**AVAILABLE DATA:**
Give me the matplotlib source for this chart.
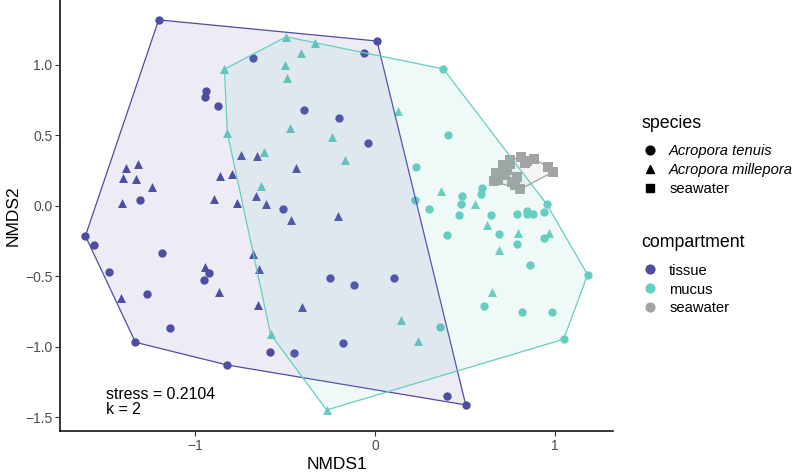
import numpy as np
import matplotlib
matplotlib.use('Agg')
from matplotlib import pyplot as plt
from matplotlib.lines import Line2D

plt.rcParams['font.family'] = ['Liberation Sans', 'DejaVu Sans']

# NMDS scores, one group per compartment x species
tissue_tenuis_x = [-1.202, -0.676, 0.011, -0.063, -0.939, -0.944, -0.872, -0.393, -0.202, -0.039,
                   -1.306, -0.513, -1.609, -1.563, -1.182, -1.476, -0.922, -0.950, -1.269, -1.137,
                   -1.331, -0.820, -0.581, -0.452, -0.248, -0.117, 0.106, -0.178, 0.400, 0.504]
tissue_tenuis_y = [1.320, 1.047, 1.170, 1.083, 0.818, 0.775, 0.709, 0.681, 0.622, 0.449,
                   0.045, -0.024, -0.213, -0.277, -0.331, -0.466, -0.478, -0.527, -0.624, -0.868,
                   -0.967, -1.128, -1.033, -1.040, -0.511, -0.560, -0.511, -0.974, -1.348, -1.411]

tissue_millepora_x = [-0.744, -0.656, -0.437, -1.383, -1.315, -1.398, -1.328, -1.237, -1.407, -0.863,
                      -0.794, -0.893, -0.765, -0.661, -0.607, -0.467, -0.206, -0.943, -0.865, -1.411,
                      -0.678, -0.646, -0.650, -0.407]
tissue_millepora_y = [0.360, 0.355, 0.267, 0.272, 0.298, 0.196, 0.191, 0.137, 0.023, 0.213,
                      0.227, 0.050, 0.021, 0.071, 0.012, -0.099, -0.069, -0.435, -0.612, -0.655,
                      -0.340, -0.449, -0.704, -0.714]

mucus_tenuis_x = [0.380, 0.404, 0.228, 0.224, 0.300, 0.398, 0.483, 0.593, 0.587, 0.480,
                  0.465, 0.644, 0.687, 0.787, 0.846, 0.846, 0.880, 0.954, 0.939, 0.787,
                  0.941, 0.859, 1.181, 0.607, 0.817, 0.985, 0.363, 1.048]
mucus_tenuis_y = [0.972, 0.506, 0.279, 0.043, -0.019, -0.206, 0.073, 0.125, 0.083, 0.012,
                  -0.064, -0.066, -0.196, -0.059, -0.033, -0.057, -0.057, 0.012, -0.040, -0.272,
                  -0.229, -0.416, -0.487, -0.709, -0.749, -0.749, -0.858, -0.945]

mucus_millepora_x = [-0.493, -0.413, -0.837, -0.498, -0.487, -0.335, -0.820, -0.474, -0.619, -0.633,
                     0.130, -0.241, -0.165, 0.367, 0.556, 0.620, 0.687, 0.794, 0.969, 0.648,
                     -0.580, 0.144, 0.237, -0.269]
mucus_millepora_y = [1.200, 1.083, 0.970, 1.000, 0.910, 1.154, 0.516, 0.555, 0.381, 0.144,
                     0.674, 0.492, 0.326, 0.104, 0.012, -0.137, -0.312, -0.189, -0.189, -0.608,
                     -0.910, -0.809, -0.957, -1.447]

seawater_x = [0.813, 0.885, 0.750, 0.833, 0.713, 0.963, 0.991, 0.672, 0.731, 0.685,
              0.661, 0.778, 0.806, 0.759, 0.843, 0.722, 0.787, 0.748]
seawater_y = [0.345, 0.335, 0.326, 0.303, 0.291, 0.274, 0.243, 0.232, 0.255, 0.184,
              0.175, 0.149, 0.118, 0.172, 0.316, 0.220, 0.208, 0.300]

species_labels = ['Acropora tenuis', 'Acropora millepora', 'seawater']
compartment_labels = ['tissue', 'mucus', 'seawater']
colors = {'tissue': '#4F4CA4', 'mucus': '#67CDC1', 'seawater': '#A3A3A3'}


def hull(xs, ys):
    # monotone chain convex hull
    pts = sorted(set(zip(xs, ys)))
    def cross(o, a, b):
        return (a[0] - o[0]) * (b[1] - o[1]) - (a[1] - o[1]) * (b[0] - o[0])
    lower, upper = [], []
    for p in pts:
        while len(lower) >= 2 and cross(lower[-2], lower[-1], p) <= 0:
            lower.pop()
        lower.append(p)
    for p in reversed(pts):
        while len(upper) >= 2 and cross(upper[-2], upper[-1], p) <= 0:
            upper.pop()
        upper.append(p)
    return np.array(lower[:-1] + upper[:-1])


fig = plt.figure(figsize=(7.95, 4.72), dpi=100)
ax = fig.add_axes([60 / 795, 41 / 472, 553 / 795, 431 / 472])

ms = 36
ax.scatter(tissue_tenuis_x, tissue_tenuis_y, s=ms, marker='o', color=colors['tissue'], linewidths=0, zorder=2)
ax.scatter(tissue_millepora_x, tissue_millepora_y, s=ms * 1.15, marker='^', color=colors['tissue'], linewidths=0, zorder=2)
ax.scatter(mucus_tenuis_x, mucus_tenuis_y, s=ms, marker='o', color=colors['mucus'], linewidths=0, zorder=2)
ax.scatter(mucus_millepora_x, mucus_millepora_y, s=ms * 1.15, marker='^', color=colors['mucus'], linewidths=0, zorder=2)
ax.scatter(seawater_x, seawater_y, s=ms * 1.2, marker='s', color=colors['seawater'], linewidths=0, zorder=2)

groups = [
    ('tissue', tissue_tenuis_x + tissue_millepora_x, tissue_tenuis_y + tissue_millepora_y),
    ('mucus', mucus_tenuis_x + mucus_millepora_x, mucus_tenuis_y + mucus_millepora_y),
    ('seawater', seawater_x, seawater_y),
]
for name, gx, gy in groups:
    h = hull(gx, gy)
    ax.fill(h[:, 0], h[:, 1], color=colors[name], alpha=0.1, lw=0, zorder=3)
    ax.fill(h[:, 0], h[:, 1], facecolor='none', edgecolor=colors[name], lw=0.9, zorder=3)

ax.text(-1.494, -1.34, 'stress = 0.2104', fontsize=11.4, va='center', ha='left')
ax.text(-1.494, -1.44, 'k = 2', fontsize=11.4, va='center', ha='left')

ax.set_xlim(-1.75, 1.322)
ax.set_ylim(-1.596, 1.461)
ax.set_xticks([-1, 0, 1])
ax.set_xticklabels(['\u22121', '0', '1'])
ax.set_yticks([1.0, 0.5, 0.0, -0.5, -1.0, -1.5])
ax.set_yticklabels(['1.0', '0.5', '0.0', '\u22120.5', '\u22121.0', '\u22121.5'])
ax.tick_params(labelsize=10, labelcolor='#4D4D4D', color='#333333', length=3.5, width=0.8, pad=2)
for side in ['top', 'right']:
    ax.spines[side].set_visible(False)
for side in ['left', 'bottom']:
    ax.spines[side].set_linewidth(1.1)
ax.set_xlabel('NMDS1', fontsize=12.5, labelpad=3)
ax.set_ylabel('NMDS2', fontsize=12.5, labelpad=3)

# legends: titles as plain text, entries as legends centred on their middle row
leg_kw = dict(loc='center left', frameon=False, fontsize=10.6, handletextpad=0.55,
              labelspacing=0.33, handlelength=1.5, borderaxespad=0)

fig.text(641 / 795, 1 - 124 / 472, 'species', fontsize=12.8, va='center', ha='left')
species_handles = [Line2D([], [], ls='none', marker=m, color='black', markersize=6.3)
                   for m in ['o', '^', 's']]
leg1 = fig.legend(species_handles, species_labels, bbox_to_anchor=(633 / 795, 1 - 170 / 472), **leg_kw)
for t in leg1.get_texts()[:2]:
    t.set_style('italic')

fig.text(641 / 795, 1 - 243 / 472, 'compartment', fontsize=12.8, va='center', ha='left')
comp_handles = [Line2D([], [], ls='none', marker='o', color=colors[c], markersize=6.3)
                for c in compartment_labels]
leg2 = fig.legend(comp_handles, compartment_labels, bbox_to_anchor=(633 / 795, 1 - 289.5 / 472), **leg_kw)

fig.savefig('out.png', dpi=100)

**OBJECTIVE:**
Omit the pictures, and quote the material above exactly as given.

**EXERCISE OUTPUT:**
Give me the matplotlib source for this chart.
import numpy as np
import matplotlib
matplotlib.use('Agg')
from matplotlib import pyplot as plt
from matplotlib.lines import Line2D

plt.rcParams['font.family'] = ['Liberation Sans', 'DejaVu Sans']

# NMDS scores, one group per compartment x species
tissue_tenuis_x = [-1.202, -0.676, 0.011, -0.063, -0.939, -0.944, -0.872, -0.393, -0.202, -0.039,
                   -1.306, -0.513, -1.609, -1.563, -1.182, -1.476, -0.922, -0.950, -1.269, -1.137,
                   -1.331, -0.820, -0.581, -0.452, -0.248, -0.117, 0.106, -0.178, 0.400, 0.504]
tissue_tenuis_y = [1.320, 1.047, 1.170, 1.083, 0.818, 0.775, 0.709, 0.681, 0.622, 0.449,
                   0.045, -0.024, -0.213, -0.277, -0.331, -0.466, -0.478, -0.527, -0.624, -0.868,
                   -0.967, -1.128, -1.033, -1.040, -0.511, -0.560, -0.511, -0.974, -1.348, -1.411]

tissue_millepora_x = [-0.744, -0.656, -0.437, -1.383, -1.315, -1.398, -1.328, -1.237, -1.407, -0.863,
                      -0.794, -0.893, -0.765, -0.661, -0.607, -0.467, -0.206, -0.943, -0.865, -1.411,
                      -0.678, -0.646, -0.650, -0.407]
tissue_millepora_y = [0.360, 0.355, 0.267, 0.272, 0.298, 0.196, 0.191, 0.137, 0.023, 0.213,
                      0.227, 0.050, 0.021, 0.071, 0.012, -0.099, -0.069, -0.435, -0.612, -0.655,
                      -0.340, -0.449, -0.704, -0.714]

mucus_tenuis_x = [0.380, 0.404, 0.228, 0.224, 0.300, 0.398, 0.483, 0.593, 0.587, 0.480,
                  0.465, 0.644, 0.687, 0.787, 0.846, 0.846, 0.880, 0.954, 0.939, 0.787,
                  0.941, 0.859, 1.181, 0.607, 0.817, 0.985, 0.363, 1.048]
mucus_tenuis_y = [0.972, 0.506, 0.279, 0.043, -0.019, -0.206, 0.073, 0.125, 0.083, 0.012,
                  -0.064, -0.066, -0.196, -0.059, -0.033, -0.057, -0.057, 0.012, -0.040, -0.272,
                  -0.229, -0.416, -0.487, -0.709, -0.749, -0.749, -0.858, -0.945]

mucus_millepora_x = [-0.493, -0.413, -0.837, -0.498, -0.487, -0.335, -0.820, -0.474, -0.619, -0.633,
                     0.130, -0.241, -0.165, 0.367, 0.556, 0.620, 0.687, 0.794, 0.969, 0.648,
                     -0.580, 0.144, 0.237, -0.269]
mucus_millepora_y = [1.200, 1.083, 0.970, 1.000, 0.910, 1.154, 0.516, 0.555, 0.381, 0.144,
                     0.674, 0.492, 0.326, 0.104, 0.012, -0.137, -0.312, -0.189, -0.189, -0.608,
                     -0.910, -0.809, -0.957, -1.447]

seawater_x = [0.813, 0.885, 0.750, 0.833, 0.713, 0.963, 0.991, 0.672, 0.731, 0.685,
              0.661, 0.778, 0.806, 0.759, 0.843, 0.722, 0.787, 0.748]
seawater_y = [0.345, 0.335, 0.326, 0.303, 0.291, 0.274, 0.243, 0.232, 0.255, 0.184,
              0.175, 0.149, 0.118, 0.172, 0.316, 0.220, 0.208, 0.300]

species_labels = ['Acropora tenuis', 'Acropora millepora', 'seawater']
compartment_labels = ['tissue', 'mucus', 'seawater']
colors = {'tissue': '#4F4CA4', 'mucus': '#67CDC1', 'seawater': '#A3A3A3'}


def hull(xs, ys):
    # monotone chain convex hull
    pts = sorted(set(zip(xs, ys)))
    def cross(o, a, b):
        return (a[0] - o[0]) * (b[1] - o[1]) - (a[1] - o[1]) * (b[0] - o[0])
    lower, upper = [], []
    for p in pts:
        while len(lower) >= 2 and cross(lower[-2], lower[-1], p) <= 0:
            lower.pop()
        lower.append(p)
    for p in reversed(pts):
        while len(upper) >= 2 and cross(upper[-2], upper[-1], p) <= 0:
            upper.pop()
        upper.append(p)
    return np.array(lower[:-1] + upper[:-1])


fig = plt.figure(figsize=(7.95, 4.72), dpi=100)
ax = fig.add_axes([60 / 795, 41 / 472, 553 / 795, 431 / 472])

ms = 36
ax.scatter(tissue_tenuis_x, tissue_tenuis_y, s=ms, marker='o', color=colors['tissue'], linewidths=0, zorder=2)
ax.scatter(tissue_millepora_x, tissue_millepora_y, s=ms * 1.15, marker='^', color=colors['tissue'], linewidths=0, zorder=2)
ax.scatter(mucus_tenuis_x, mucus_tenuis_y, s=ms, marker='o', color=colors['mucus'], linewidths=0, zorder=2)
ax.scatter(mucus_millepora_x, mucus_millepora_y, s=ms * 1.15, marker='^', color=colors['mucus'], linewidths=0, zorder=2)
ax.scatter(seawater_x, seawater_y, s=ms * 1.2, marker='s', color=colors['seawater'], linewidths=0, zorder=2)

groups = [
    ('tissue', tissue_tenuis_x + tissue_millepora_x, tissue_tenuis_y + tissue_millepora_y),
    ('mucus', mucus_tenuis_x + mucus_millepora_x, mucus_tenuis_y + mucus_millepora_y),
    ('seawater', seawater_x, seawater_y),
]
for name, gx, gy in groups:
    h = hull(gx, gy)
    ax.fill(h[:, 0], h[:, 1], color=colors[name], alpha=0.1, lw=0, zorder=3)
    ax.fill(h[:, 0], h[:, 1], facecolor='none', edgecolor=colors[name], lw=0.9, zorder=3)

ax.text(-1.494, -1.34, 'stress = 0.2104', fontsize=11.4, va='center', ha='left')
ax.text(-1.494, -1.44, 'k = 2', fontsize=11.4, va='center', ha='left')

ax.set_xlim(-1.75, 1.322)
ax.set_ylim(-1.596, 1.461)
ax.set_xticks([-1, 0, 1])
ax.set_xticklabels(['\u22121', '0', '1'])
ax.set_yticks([1.0, 0.5, 0.0, -0.5, -1.0, -1.5])
ax.set_yticklabels(['1.0', '0.5', '0.0', '\u22120.5', '\u22121.0', '\u22121.5'])
ax.tick_params(labelsize=10, labelcolor='#4D4D4D', color='#333333', length=3.5, width=0.8, pad=2)
for side in ['top', 'right']:
    ax.spines[side].set_visible(False)
for side in ['left', 'bottom']:
    ax.spines[side].set_linewidth(1.1)
ax.set_xlabel('NMDS1', fontsize=12.5, labelpad=3)
ax.set_ylabel('NMDS2', fontsize=12.5, labelpad=3)

# legends: titles as plain text, entries as legends centred on their middle row
leg_kw = dict(loc='center left', frameon=False, fontsize=10.6, handletextpad=0.55,
              labelspacing=0.33, handlelength=1.5, borderaxespad=0)

fig.text(641 / 795, 1 - 124 / 472, 'species', fontsize=12.8, va='center', ha='left')
species_handles = [Line2D([], [], ls='none', marker=m, color='black', markersize=6.3)
                   for m in ['o', '^', 's']]
leg1 = fig.legend(species_handles, species_labels, bbox_to_anchor=(633 / 795, 1 - 170 / 472), **leg_kw)
for t in leg1.get_texts()[:2]:
    t.set_style('italic')

fig.text(641 / 795, 1 - 243 / 472, 'compartment', fontsize=12.8, va='center', ha='left')
comp_handles = [Line2D([], [], ls='none', marker='o', color=colors[c], markersize=6.3)
                for c in compartment_labels]
leg2 = fig.legend(comp_handles, compartment_labels, bbox_to_anchor=(633 / 795, 1 - 289.5 / 472), **leg_kw)

fig.savefig('out.png', dpi=100)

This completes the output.